O segundo sábado de outubro foi especial. Começou pela recepção. Chegamos ao que chamo de casa de campo no início da tarde. As onze horas ainda estavam floridas, numa versão particular de Outubro Rosa. O quintal recendia a orquídeas, o roseiral estava mais florido do que nunca, os ipês roxos ainda guardavam um estoque de flores, o guaipeca que vive aqui fez uma festa ao saber que não passaria o fim de semana sozinho. Dormi a sesta que faltava no pós-eleição e, enfim, comecei a ler o primeiro livro da fila formada nessas semanas de dedicação exclusiva à política: A ponta do silêncio, de Valesca de Assis.
Antes de falar do livro, que sorvi da primeira à última linha sem levantar do sofá, enquanto o cão dormia meus pés, preciso falar de Valesca. É, antes de tudo, uma amiga com quem partilho o gosto pelas flores em geral e pelas camélias em particular, que ela chama de "rosas do Japão", como os portugueses. Valesca é uma escritora madura, que estreou em 1990, com A Valsa da medusa, lançou pérolas com A harmonia das esferas e A colheita dos dias e, agora, nos oferece essa novela de luxo, econômica de palavras, densa na história escrita nas linhas e nas entrelinhas.

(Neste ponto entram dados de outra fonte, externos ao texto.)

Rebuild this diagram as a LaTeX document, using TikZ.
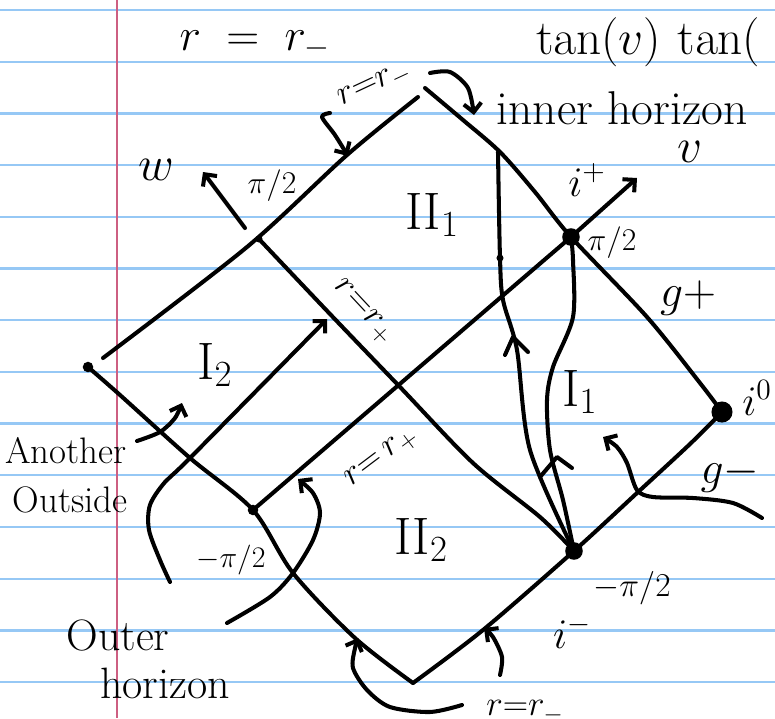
\RequirePackage{fix-cm}
\documentclass[tikz,border=0pt]{standalone}
\usepackage{amsmath}
\usepackage{amssymb}
\usepackage{tikz}
\usetikzlibrary{arrows.meta}
\definecolor{rule}{RGB}{150,200,245}
\definecolor{margin}{RGB}{205,95,130}

\begin{document}
\begin{tikzpicture}[
  x=0.02cm,y=-0.02cm,
  pen/.style={line width=2.3pt,line cap=round,line join=round},
  tip/.style={pen,-{Straight Barb[length=5pt,width=10pt]}},
  hand/.style={inner sep=0pt,font=\fontsize{#1}{#1}\selectfont},
  hand/.default=24,
  dot/.style={circle,fill,inner sep=0pt,minimum size=#1},
  dot/.default=8pt]
\useasboundingbox (0,0) rectangle (775,718);
\clip (0,0) rectangle (775,718);
% lined paper
\foreach \k in {0,...,13}
  \draw[rule,line width=1.3pt] (0,10+51.7*\k) -- (775,10+51.7*\k);
\draw[margin,line width=1.2pt] (117,0) -- (117,718);
% corners and crossings
\coordinate (L) at (88,367);
\coordinate (T1) at (418,97);
\coordinate (T2) at (425,88);
\coordinate (ip) at (571,237);
\coordinate (i0) at (722,412);
\coordinate (im) at (574,551);
\coordinate (B) at (413,683);
\coordinate (mL) at (253,510);
\coordinate (mT) at (259,239);
% outer edges
\draw[pen] plot[smooth] coordinates {(103,358) (247,247) (347,155) (T1)};
\draw[pen] plot[smooth] coordinates {(T2) (463,120) (500,152) (535,192) (ip) (647,317) (700,383) (i0)};
\draw[pen] plot[smooth] coordinates {(i0) (690,444) (637,493) (im) (483,630) (B)};
\draw[pen] plot[smooth] coordinates {(L) (120,395) (190,458) (mL) (293,573) (355,638) (B)};
% horizons
\draw[pen] plot[smooth] coordinates {(mT) (330,314) (400,387) (473,463) (540,517) (im)};
\draw[pen] (mL) -- (ip);
% worldlines
\draw[pen] plot[smooth] coordinates {(im) (530,450) (517,350) (503,300) (500,258) (498,152)};
\draw[pen] plot[smooth] coordinates {(im) (563,500) (550,450) (547,400) (553,367) (573,317) (573,260) (ip)};
\draw[pen] (505,355) -- (513,337) -- (528,352);
\draw[pen] (540,477) -- (557,457) -- (572,468);
% dots
\node[dot=10pt] (dip) at (ip) {};
\node[dot=12pt] (di0) at (i0) {};
\node[dot=10pt] (dim) at (im) {};
\node[dot=6pt] (dmL) at (mL) {};
\node[dot=6pt] (dL) at (L) {};
\node[dot=4pt] (dmT) at (mT) {};
\node[dot=4pt] (dw) at (500,258) {};
% axes
\draw[tip] (245,228) -- (203,172);
\draw[tip] (ip) -- (637,178);
% pointers
\draw[tip] plot[smooth] coordinates {(330,113) (322,117) (335,135) (348,156)};
\draw[tip] plot[smooth] coordinates {(430,73) (450,72) (468,88) (474,115)};
\draw[tip] plot[smooth] coordinates {(137,441) (160,432) (175,418) (182,403)};
\draw[tip] plot[smooth] coordinates {(170,582) (160,560) (149,530) (150,505) (165,482) (190,458) (327,319)};
\draw[tip] plot[smooth] coordinates {(227,623) (270,597) (293,573) (313,540) (320,513) (313,493) (298,479)};
\draw[tip] plot[smooth] coordinates {(762,518) (733,503) (693,498) (653,497) (637,490) (627,463) (617,447) (603,437)};
\draw[tip] plot[smooth] coordinates {(462,705) (430,712) (390,707) (367,690) (353,668) (355,648) (358,638)};
\draw[tip] plot[smooth] coordinates {(500,675) (502,657) (493,637) (484,628)};
% labels
\node[hand=26] (rr) at (255,45) {$r \;=\; r_-$};
\node[hand=28,anchor=west] (tan) at (536,42) {$\tan(v)\,\tan($};
\node[hand=20,rotate=25] (rtop) at (375,86) {$r{=}r_-$};
\node[hand=27] (inner) at (622,108) {inner horizon};
\node[hand=28] (v) at (690,152) {$v$};
\node[hand=28] (w) at (156,170) {$w$};
\node[hand=18] (pa) at (272,186) {$\pi/2$};
\node[hand=24] (ipl) at (587,180) {$i^+$};
\node[hand=18] (pb) at (612,243) {$\pi/2$};
\node[hand=30] (II1) at (432,215) {II$_1$};
\node[hand=26] (gp) at (688,298) {$g{+}$};
\node[hand=20,rotate=-47] (rp1) at (363,312) {$r{=}r_+$};
\node[hand=30] (I2) at (215,365) {I$_2$};
\node[hand=30] (I1) at (580,392) {I$_1$};
\node[hand=24] (i0l) at (757,398) {$i^0$};
\node[hand=26] (gm) at (730,475) {$g{-}$};
\node[hand=20,rotate=37] (rp2) at (382,458) {$r{=}\,r_+$};
\node[hand=21] (another) at (66,451) {Another};
\node[hand=21] (outside) at (70,500) {Outside};
\node[hand=30] (II2) at (421,540) {II$_2$};
\node[hand=17] (ma) at (231,560) {$-\pi/2$};
\node[hand=19] (mb) at (632,588) {$-\pi/2$};
\node[hand=24] (imin) at (572,632) {$i^-$};
\node[hand=25] (outer) at (118,635) {Outer};
\node[hand=25] (horizon) at (165,683) {horizon};
\node[hand=20] (rbot) at (525,712) {$r{=}r_-$};
\end{tikzpicture}
\end{document}
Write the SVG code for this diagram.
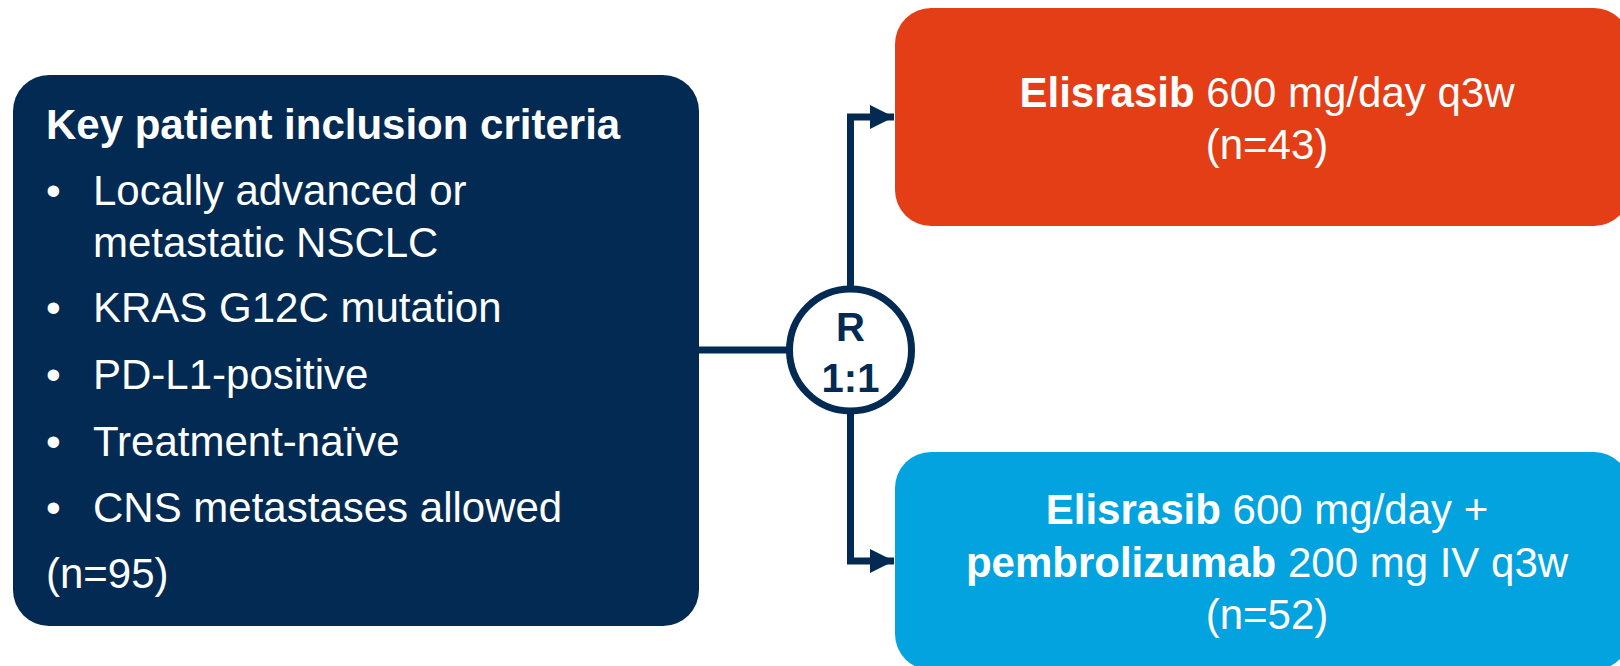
<svg xmlns="http://www.w3.org/2000/svg" width="1620" height="666" viewBox="0 0 1620 666">
<defs>
<style>
.t{font-family:"Liberation Sans",Arial,sans-serif;font-size:42px;fill:#ffffff}
.b{font-weight:bold}
.r{font-family:"Liberation Sans",Arial,sans-serif;font-size:40px;font-weight:bold;fill:#022a52;text-anchor:middle}
.c{text-anchor:middle}
.ln{fill:none;stroke:#022a52;stroke-width:7}
</style>
<marker id="ah" markerUnits="userSpaceOnUse" markerWidth="26" markerHeight="26" refX="24" refY="13" orient="auto">
<path d="M0,1 L24,13 L0,25 Z" fill="#022a52"/>
</marker>
</defs>
<rect width="1620" height="666" fill="#ffffff"/>
<g id="connectors">
<line class="ln" x1="698" y1="350" x2="790" y2="350"/>
<polyline class="ln" points="850.5,287 850.5,117 894,117" marker-end="url(#ah)"/>
<polyline class="ln" points="850.5,413 850.5,561 894,561" marker-end="url(#ah)"/>
</g>
<g id="criteria">
<rect x="13" y="75" width="686" height="551" rx="36" fill="#022a52"/>
<text class="t b" x="46" y="139">Key patient inclusion criteria</text>
<text class="t" x="46" y="205">•</text>
<text class="t" x="93" y="205">Locally advanced or</text>
<text class="t" x="93" y="257">metastatic NSCLC</text>
<text class="t" x="46" y="322">•</text>
<text class="t" x="93" y="322">KRAS G12C mutation</text>
<text class="t" x="46" y="389">•</text>
<text class="t" x="93" y="389">PD-L1-positive</text>
<text class="t" x="46" y="456">•</text>
<text class="t" x="93" y="456">Treatment-naïve</text>
<text class="t" x="46" y="522">•</text>
<text class="t" x="93" y="522">CNS metastases allowed</text>
<text class="t" x="46" y="588">(n=95)</text>
</g>
<g id="randomize">
<circle cx="850.5" cy="350" r="61" fill="#ffffff" stroke="#022a52" stroke-width="7"/>
<text class="r" x="850.5" y="341">R</text>
<text class="r" x="850.5" y="392">1:1</text>
</g>
<g id="arm1">
<rect x="895" y="8" width="735" height="218" rx="36" fill="#e43e16"/>
<text class="t c" x="1267" y="107"><tspan class="b">Elisrasib</tspan> 600 mg/day q3w</text>
<text class="t c" x="1267" y="159">(n=43)</text>
</g>
<g id="arm2">
<rect x="895" y="452" width="735" height="218" rx="36" fill="#03a3e0"/>
<text class="t c" x="1267" y="524"><tspan class="b">Elisrasib</tspan> 600 mg/day +</text>
<text class="t c" x="1267" y="577"><tspan class="b">pembrolizumab</tspan> 200 mg IV q3w</text>
<text class="t c" x="1267" y="629">(n=52)</text>
</g>
</svg>
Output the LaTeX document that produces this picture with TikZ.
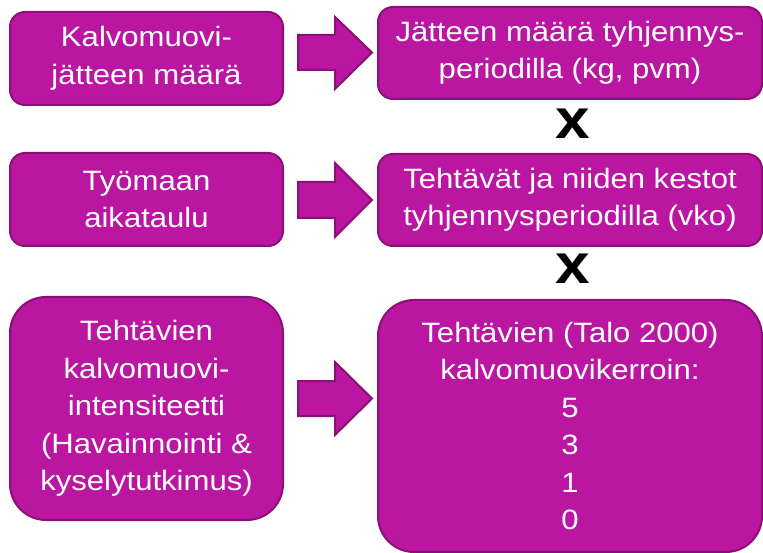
\documentclass[tikz,border=0pt]{standalone}
\usepackage{fontspec}
\setmainfont[FakeStretch=1.11]{Liberation Sans}
\definecolor{boxfill}{RGB}{187,22,161}
\definecolor{boxedge}{RGB}{138,16,118}
\begin{document}
\begin{tikzpicture}[x=1pt,y=-1pt,
  box/.style={draw=boxedge, line width=2pt, fill=boxfill, text=white,
    rounded corners=15pt, align=center, inner sep=0pt,
    font=\fontsize{28}{37.5}\selectfont},
  bigbox/.style={box, rounded corners=36pt},
  blockarrow/.style={draw=boxedge, line width=2pt, fill=boxfill, line join=miter},
  times/.style={font=\fontsize{56}{56}\bfseries\selectfont, inner sep=0pt}
]
\useasboundingbox (0,0) rectangle (763,553);
% left boxes
\node[box, minimum width=273pt, minimum height=93pt] (l1) at (146.5,58.5) {Kalvomuovi-\\jätteen määrä};
\node[box, minimum width=273pt, minimum height=93pt] (l2) at (146.5,199.5) {Työmaan\\aikataulu};
\node[bigbox, minimum width=273pt, minimum height=223pt] (l3) at (146.5,408.5) {Tehtävien\\kalvomuovi-\\intensiteetti\\(Havainnointi \&\\kyselytutkimus)};
% right boxes
\node[box, minimum width=384pt, minimum height=92pt] (r1) at (570,53) {Jätteen määrä tyhjennys-\\periodilla (kg, pvm)};
\node[box, minimum width=384pt, minimum height=92pt] (r2) at (570,200) {Tehtävät ja niiden kestot\\tyhjennysperiodilla (vko)};
\node[bigbox, minimum width=384pt, minimum height=252pt] (r3) at (570,426) {Tehtävien (Talo 2000)\\kalvomuovikerroin:\\5\\3\\1\\0};
% multiplication signs
\node[times] (x1) at (573,124) {x};
\node[times] (x2) at (573,269) {x};
% block arrows
\draw[blockarrow] (298,35) -- (335,35) -- (335,17) -- (372,52.5) -- (335,89) -- (335,70) -- (298,70) -- cycle;
\draw[blockarrow] (298,182) -- (335,182) -- (335,163) -- (372,200) -- (335,237) -- (335,218) -- (298,218) -- cycle;
\draw[blockarrow] (298,381) -- (335,381) -- (335,362) -- (372,398.5) -- (335,435) -- (335,416) -- (298,416) -- cycle;
\end{tikzpicture}
\end{document}
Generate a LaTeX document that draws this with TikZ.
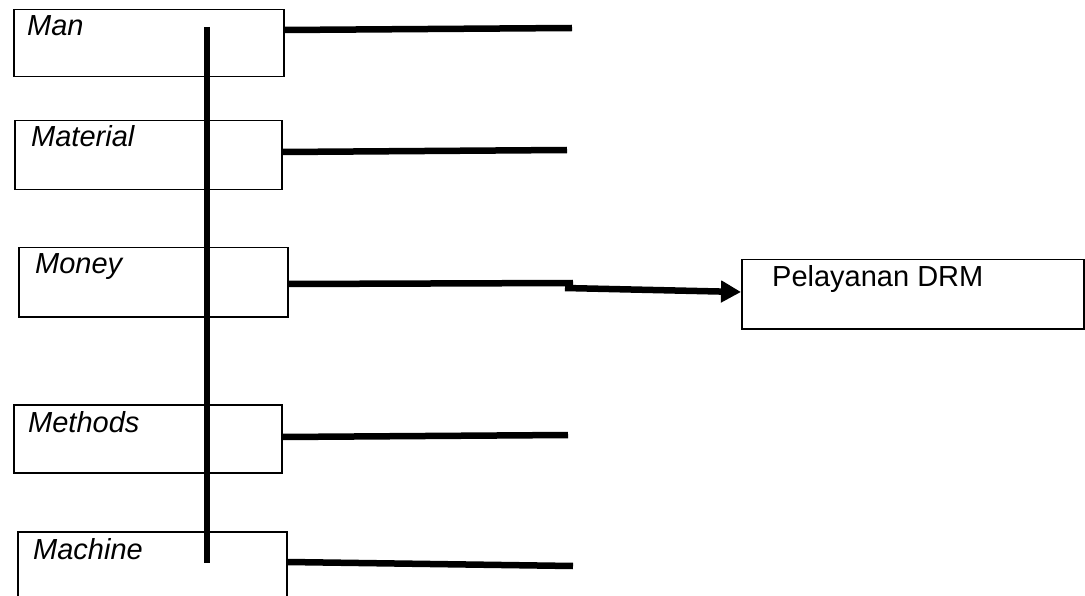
\documentclass[tikz,border=0pt]{standalone}
\usepackage{fontspec}
\setmainfont{Liberation Sans}
\usetikzlibrary{calc,arrows.meta}
\tikzset{
  box/.style={draw, line width=1.5pt, anchor=north west, inner sep=0pt},
  lbl/.style={anchor=base west, inner sep=0pt, font=\fontsize{29}{33}\selectfont\itshape},
  lblup/.style={anchor=base west, inner sep=0pt, font=\fontsize{29}{33}\selectfont},
  bar/.style={line width=6.5pt, line cap=butt},
  spine/.style={line width=6pt, line cap=butt},
  arr/.style={line width=6.5pt, -{Triangle[length=20pt,width=21pt]}}
}
\begin{document}
\begin{tikzpicture}[x=1pt,y=-1pt]
\useasboundingbox (0,0) rectangle (1085,596);
\clip (0,0) rectangle (1085,596);
% boxes
\node[box, minimum width=270pt, minimum height=67pt] (man) at (13,9) {};
\node[box, minimum width=267pt, minimum height=69pt] (material) at (14,120) {};
\node[box, minimum width=269pt, minimum height=69pt] (money) at (18,247) {};
\node[box, minimum width=268pt, minimum height=68pt] (methods) at (13,404) {};
\node[box, minimum width=269pt, minimum height=75pt] (machine) at (17,531) {};
\node[box, minimum width=342pt, minimum height=69pt] (drm) at (741,259) {};
% labels
\node[lbl] (tman) at (27,36) {Man};
\node[lbl] (tmaterial) at (31,147) {Material};
\node[lbl] (tmoney) at (35,274) {Money};
\node[lbl] (tmethods) at (28,432) {Methods};
\node[lbl] (tmachine) at (33,559) {Machine};
\node[lblup] (tdrm) at (772,287) {Pelayanan DRM};
% spine
\coordinate (sTop) at (207,27);
\coordinate (sBot) at (207,563);
\draw[spine] (sTop) -- (sBot);
% branch ends
\coordinate (manR) at (572,28);
\coordinate (materialR) at (567,150);
\coordinate (moneyR) at (573,283);
\coordinate (methodsR) at (568,435);
\coordinate (machineR) at (573,566);
\coordinate (arrS) at (565,288);
\draw[bar] ($(man.north east)+(0,21)$) -- (manR);
\draw[bar] ($(material.north east)+(0,32)$) -- (materialR);
\draw[bar] ($(money.north east)+(0,37)$) -- (moneyR);
\draw[bar] ($(methods.north east)+(0,33)$) -- (methodsR);
\draw[bar] ($(machine.north east)+(0,31)$) -- (machineR);
\draw[arr] (arrS) -- ($(drm.north west)+(0,33)$);
\end{tikzpicture}
\end{document}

A história contada por Valesca é universal, ainda que ambientado na fictícia Cruzeiro, região de colonização do Rio Grande do Sul. Com a habilidade da artesã que borda tapetes, tece o desmoronar de um casamento de três décadas. A gênese do desfecho trágico expressa-se em poucas palavras. Impossível não ter compaixão pela protagonista Marga Treibel, a mulher que sintetiza séculos e séculos de submissão. Não quero aqui estragar o prazer da descoberta. Digo apenas que, mesmo não tendo um cãozinho a seus pés, leia A ponta do silêncio com uma taça de vinho (prefiro um bom espumante) na mão, para, ao final, poder brindar à literatura de qualidade. E vamos ao próximo da fila, O inverno e depois, do querido Luiz Antônio de Assis Brasil, um escritor que trata a palavra com o mesmo zelo que ele e Valesca dedicam a seus gatos de estimação.